%%
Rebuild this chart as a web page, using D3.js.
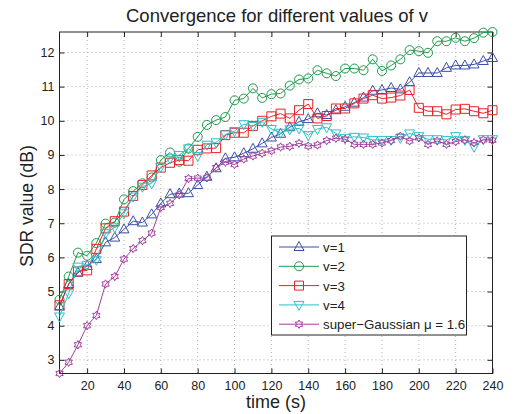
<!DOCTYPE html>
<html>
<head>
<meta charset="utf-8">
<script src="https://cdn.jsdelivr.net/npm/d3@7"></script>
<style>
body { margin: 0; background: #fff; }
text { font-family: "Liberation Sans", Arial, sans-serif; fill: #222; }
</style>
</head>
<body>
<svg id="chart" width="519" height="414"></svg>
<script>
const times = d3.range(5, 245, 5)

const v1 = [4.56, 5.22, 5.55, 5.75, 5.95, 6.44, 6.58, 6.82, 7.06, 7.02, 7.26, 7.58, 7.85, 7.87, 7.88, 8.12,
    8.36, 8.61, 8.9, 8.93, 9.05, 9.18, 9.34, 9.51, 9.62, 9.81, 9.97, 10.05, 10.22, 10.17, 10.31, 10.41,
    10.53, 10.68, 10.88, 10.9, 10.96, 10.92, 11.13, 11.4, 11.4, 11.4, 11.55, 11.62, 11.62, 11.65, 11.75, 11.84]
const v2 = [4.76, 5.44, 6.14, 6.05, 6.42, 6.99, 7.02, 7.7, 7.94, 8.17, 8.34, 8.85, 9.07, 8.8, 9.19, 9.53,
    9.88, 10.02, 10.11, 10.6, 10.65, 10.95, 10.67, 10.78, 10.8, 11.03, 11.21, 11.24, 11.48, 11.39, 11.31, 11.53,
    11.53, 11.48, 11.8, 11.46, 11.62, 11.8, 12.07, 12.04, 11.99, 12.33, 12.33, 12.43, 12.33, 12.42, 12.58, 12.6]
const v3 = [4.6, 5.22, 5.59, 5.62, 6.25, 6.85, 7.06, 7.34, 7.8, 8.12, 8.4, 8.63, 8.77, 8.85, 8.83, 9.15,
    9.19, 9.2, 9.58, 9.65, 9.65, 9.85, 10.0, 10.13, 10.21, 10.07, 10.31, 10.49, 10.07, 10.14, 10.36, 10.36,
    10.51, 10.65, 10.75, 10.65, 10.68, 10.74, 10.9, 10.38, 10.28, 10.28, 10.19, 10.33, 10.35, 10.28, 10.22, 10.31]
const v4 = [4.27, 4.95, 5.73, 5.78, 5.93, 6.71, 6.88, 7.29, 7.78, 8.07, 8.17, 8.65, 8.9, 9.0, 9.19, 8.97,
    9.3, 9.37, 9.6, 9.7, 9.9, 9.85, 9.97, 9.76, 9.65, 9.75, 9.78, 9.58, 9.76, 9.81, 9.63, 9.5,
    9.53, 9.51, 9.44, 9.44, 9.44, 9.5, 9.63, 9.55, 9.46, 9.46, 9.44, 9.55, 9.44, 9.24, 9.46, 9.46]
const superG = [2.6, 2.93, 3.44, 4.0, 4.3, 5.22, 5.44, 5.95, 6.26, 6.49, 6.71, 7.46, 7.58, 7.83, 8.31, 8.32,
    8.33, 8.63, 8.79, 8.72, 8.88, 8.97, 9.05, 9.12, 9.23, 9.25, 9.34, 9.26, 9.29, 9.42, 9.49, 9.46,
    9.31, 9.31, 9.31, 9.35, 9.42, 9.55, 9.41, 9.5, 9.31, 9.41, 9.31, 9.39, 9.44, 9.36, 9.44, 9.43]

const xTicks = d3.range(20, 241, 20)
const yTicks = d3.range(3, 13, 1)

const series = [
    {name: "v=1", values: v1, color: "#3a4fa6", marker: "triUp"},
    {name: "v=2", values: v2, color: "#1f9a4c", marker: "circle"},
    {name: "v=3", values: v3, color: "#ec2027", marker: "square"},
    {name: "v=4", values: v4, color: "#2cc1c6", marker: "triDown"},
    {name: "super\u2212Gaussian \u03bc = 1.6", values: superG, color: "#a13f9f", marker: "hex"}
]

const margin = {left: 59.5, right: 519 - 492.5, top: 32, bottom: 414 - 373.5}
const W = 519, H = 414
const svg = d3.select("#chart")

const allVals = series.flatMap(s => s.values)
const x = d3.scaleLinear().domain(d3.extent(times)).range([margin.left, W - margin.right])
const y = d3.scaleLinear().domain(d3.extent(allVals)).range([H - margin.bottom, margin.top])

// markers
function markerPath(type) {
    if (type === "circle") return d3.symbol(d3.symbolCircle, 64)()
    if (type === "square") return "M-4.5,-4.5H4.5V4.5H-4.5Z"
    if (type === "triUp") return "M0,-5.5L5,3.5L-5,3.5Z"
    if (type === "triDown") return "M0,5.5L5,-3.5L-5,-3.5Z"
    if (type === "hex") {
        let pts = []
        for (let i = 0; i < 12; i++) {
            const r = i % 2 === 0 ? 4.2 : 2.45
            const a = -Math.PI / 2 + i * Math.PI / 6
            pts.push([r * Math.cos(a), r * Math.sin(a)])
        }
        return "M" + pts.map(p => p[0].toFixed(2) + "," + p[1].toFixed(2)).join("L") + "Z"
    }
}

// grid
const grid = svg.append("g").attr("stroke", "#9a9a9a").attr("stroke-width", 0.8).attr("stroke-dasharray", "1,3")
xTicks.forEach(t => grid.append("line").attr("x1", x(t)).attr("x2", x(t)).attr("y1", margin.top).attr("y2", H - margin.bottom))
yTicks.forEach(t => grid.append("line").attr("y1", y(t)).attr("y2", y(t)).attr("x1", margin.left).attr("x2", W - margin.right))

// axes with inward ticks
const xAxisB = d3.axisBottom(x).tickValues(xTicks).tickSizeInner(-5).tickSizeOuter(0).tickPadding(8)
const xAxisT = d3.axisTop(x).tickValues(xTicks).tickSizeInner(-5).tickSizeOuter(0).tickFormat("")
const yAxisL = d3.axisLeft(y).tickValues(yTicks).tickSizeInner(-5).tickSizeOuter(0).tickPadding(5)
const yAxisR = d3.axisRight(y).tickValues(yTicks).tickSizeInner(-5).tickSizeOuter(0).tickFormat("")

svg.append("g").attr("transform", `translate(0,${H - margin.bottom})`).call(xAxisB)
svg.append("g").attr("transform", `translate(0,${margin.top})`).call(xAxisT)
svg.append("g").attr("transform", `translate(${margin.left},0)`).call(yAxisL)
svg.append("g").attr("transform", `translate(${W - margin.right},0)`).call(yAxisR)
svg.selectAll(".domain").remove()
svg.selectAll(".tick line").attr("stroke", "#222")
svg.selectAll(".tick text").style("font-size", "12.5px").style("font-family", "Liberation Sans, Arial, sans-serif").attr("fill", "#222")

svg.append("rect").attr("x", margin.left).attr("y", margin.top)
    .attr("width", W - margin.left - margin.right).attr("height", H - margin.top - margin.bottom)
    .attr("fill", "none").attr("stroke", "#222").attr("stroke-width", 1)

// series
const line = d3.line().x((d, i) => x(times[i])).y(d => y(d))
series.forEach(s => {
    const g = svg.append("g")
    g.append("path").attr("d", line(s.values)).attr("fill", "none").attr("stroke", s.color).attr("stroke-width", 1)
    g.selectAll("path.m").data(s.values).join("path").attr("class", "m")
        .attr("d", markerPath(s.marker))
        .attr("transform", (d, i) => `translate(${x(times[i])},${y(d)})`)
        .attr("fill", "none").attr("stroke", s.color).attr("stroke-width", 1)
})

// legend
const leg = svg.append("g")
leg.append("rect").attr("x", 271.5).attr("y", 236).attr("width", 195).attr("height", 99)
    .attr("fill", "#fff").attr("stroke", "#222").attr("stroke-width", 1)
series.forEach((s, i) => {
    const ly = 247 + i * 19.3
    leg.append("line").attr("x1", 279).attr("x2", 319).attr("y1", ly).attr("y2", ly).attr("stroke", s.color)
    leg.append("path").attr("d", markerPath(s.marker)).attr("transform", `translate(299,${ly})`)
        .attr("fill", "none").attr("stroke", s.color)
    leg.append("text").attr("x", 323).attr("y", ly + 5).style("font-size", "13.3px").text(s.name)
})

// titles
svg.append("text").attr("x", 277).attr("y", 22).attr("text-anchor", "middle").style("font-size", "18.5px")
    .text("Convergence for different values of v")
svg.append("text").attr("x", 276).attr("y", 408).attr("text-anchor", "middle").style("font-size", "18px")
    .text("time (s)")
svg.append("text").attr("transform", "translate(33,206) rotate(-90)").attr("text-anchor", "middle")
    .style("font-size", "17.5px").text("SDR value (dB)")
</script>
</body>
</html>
%%
• **GIVEN REQUEST**: Every line from the top of the material above through the line with "const times = d3.range(5, 245, 5)" should be duplicated exactly, please; leave out the pictures.

• **ANSWER TO THE EXERCISE**:
Rebuild this chart as a web page, using D3.js.
<!DOCTYPE html>
<html>
<head>
<meta charset="utf-8">
<script src="https://cdn.jsdelivr.net/npm/d3@7"></script>
<style>
body { margin: 0; background: #fff; }
text { font-family: "Liberation Sans", Arial, sans-serif; fill: #222; }
</style>
</head>
<body>
<svg id="chart" width="519" height="414"></svg>
<script>
const times = d3.range(5, 245, 5)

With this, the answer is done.